## [Data lines]
──────

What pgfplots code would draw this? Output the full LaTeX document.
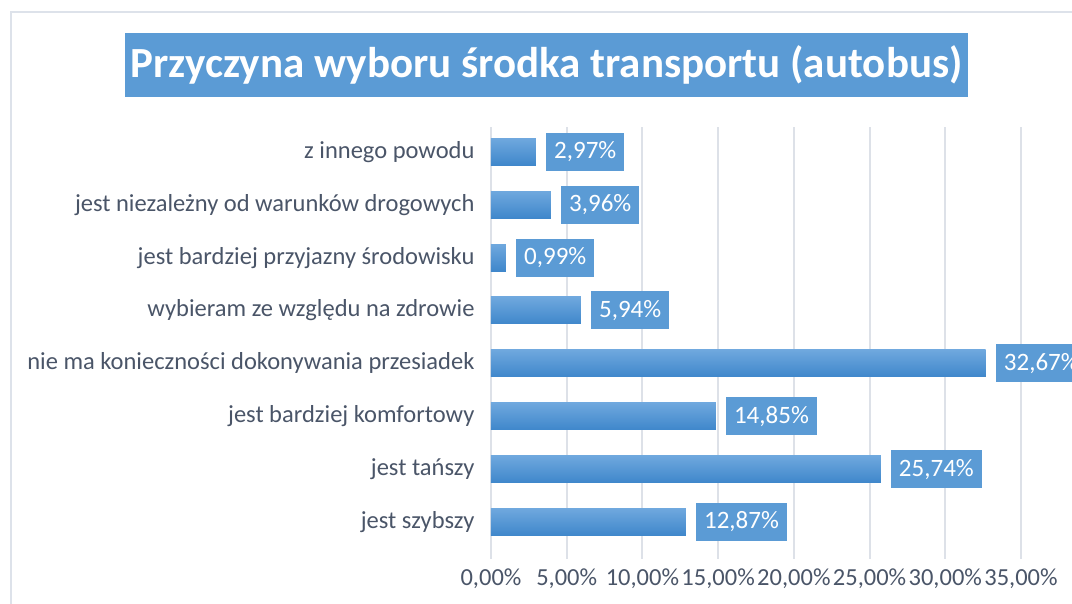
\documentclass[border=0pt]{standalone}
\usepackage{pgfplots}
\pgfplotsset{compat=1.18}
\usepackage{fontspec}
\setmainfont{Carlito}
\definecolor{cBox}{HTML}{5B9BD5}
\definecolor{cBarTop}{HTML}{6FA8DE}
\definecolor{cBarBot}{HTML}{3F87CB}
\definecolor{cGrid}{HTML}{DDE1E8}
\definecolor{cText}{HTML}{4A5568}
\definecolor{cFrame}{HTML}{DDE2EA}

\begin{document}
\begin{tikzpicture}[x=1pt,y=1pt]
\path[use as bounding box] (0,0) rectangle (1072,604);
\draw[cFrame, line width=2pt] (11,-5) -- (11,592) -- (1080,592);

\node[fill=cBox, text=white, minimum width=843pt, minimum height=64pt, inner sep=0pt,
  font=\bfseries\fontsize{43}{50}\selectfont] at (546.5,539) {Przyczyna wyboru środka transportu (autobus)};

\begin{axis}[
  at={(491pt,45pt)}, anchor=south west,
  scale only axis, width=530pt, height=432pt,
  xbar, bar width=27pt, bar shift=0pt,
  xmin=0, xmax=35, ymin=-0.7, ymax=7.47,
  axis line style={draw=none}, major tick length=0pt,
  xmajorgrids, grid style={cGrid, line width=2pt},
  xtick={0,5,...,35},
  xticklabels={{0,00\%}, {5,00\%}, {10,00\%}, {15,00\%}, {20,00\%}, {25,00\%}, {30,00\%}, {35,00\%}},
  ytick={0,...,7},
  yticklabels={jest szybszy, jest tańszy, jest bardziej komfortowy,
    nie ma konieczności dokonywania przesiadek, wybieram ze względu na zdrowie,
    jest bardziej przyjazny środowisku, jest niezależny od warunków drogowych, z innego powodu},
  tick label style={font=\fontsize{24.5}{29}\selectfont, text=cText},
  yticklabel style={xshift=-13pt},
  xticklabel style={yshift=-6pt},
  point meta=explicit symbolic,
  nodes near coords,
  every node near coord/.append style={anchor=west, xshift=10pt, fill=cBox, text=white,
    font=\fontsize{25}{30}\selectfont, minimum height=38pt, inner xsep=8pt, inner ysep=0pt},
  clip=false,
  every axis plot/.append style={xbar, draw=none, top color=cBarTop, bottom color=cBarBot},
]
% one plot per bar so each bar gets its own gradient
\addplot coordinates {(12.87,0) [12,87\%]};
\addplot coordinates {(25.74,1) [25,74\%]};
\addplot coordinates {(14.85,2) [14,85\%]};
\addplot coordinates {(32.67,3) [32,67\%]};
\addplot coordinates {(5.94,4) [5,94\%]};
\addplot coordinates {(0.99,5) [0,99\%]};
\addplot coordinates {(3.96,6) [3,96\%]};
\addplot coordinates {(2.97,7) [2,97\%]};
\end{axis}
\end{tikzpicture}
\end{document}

──────

## [Aim of the task]
Only the lines from the start of the material through the line containing "wyboru środka transportu" should be transcribed. Pictures stay out.

## [Answer in full]
What pgfplots code would draw this? Output the full LaTeX document.
\documentclass[border=0pt]{standalone}
\usepackage{pgfplots}
\pgfplotsset{compat=1.18}
\usepackage{fontspec}
\setmainfont{Carlito}
\definecolor{cBox}{HTML}{5B9BD5}
\definecolor{cBarTop}{HTML}{6FA8DE}
\definecolor{cBarBot}{HTML}{3F87CB}
\definecolor{cGrid}{HTML}{DDE1E8}
\definecolor{cText}{HTML}{4A5568}
\definecolor{cFrame}{HTML}{DDE2EA}

\begin{document}
\begin{tikzpicture}[x=1pt,y=1pt]
\path[use as bounding box] (0,0) rectangle (1072,604);
\draw[cFrame, line width=2pt] (11,-5) -- (11,592) -- (1080,592);

\node[fill=cBox, text=white, minimum width=843pt, minimum height=64pt, inner sep=0pt,
  font=\bfseries\fontsize{43}{50}\selectfont] at (546.5,539) {Przyczyna wyboru środka transportu (autobus)};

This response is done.